Is Turkey going back to square one after 40 years?

Turkey has transformed itself into a dynamic industrial country from a sleepy agrarian society. Much of the transformation is owed to Turgut Özal’s reforms in the 1980s. Then the Customs Union with the EU in 1996 turned Turkey into a mid-tech industrial country.

Turkey’s economic transformation used to be a success story in terms of improving the competitiveness of the country at the international level. Not anymore.

As of 2016, Turkey’s competitiveness has declined to lower than the global average. Why? Allow me to elaborate.

I remember Asian Development Bank President Takehiko talking about “eight key actions for economic development” in 2015. These were lessons learned from the Asian experience.

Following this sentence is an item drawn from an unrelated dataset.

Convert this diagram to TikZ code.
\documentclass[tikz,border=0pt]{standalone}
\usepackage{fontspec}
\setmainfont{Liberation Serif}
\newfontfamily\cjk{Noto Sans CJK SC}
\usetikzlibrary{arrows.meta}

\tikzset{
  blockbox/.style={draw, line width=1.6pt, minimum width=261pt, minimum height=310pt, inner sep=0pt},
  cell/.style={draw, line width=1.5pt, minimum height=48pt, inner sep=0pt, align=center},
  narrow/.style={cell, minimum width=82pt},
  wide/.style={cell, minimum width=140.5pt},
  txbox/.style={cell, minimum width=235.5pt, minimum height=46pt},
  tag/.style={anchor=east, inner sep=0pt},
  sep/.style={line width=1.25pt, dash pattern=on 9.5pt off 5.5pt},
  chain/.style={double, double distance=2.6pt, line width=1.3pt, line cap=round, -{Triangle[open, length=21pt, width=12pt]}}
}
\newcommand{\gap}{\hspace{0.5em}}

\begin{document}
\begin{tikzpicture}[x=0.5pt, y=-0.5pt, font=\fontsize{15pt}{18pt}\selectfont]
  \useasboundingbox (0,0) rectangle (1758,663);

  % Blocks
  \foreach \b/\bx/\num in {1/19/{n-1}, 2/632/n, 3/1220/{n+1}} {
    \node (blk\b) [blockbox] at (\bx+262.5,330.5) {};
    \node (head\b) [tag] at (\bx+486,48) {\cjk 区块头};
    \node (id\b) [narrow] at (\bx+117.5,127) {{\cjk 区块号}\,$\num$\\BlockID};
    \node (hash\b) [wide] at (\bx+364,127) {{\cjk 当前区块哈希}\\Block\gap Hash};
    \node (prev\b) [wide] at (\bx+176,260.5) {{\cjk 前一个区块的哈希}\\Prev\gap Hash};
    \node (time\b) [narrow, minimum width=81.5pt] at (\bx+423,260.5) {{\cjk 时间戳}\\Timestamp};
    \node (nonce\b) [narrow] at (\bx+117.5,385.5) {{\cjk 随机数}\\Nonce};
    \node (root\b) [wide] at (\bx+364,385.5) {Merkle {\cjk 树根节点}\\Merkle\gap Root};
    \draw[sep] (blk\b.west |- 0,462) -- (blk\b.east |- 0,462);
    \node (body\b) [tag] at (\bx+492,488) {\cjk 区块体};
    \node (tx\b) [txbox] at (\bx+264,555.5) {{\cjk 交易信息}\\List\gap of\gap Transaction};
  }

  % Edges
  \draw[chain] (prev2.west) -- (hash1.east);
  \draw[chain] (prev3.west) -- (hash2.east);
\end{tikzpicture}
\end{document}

“The government must have a credible vision for a brighter future and set a strategy to achieve it,” Mr. Nakao said. Economic development was about having a shared vision for all and a credible strategy to mobilize society. Turkey’s recent past is the proof of the pudding, if you ask me.

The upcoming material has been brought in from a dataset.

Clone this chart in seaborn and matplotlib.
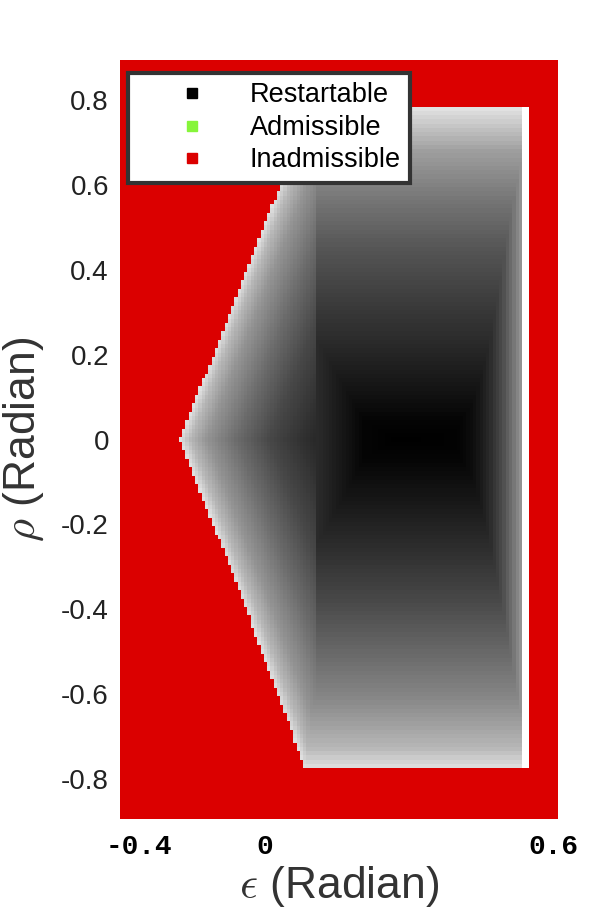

Turkey has lost its shared vision for a brighter future, which has long been the EU process. Starting in 2007, Turkey’s bid for European membership started to fade.

I see three reasons for this. First, Turkey entered into a prolonged political transformation process when President Ahmet Necdet Sezer’s term ended in 2007. There is no end to this process in sight.

Second, an early populist, Nicholas Sarkozy, became president of France, ready to stall Turkey’s EU bid at all costs.

Third, the ECHR’s declaration that a headscarf ban in Turkey did not contravene the European Human Rights Convention severely confused the new ruling elite of the country. The vision of accession, it seemed, belonged to the old elite, and the new, more conservative elite had to look elsewhere.

From 2007 onwards, the crack in the shared vision has widened. From a court case to close the ruling party to sham trials, purges in the military and the judiciary, and a failed coup in 2016, Turkey has entered a critical period of “state of emergency a la Turca.” Turkey, as a country with weak institutions, has found it extremely difficult to control the process of political transformation.

Turkey’s global competitiveness increased rapidly from 2002 to 2007. Those were the days of the shared EU vision. Then politics spoiled the story. A study on the sophistication of Turkey’s export basket shows serious damage. Turkey’s competitiveness stalled in 2007 and started to decline from 2012 onwards. In 2016, the global competitiveness of the country declined to levels below the global average. Turkey was here in 1980, when its economic transformation process began.

So can we say that Turkey is back to square one after 40 years of economic transformation? Yes and no. Yes, we are back to where we were, at the relative global average export sophistication level. Yes, the average in 2016 is much higher than what it was in 1980, with global production moving to the east and to developing countries. More countries are now exporting goods that were once only in the export basket of developed countries. The world’s export baskets have become more sophisticated overall.

Yet it is time for Turkey and our European friends to realize what is happening: Getting out of the middle income trap has become more difficult for Turkey. The state of emergency a la Turca is too costly. Turkey needs its shared vision back. As a recent survey shows, about 80 percent of Turks are still sharing the ideal of Europeanization for Turkey. Rational decision makers should take note.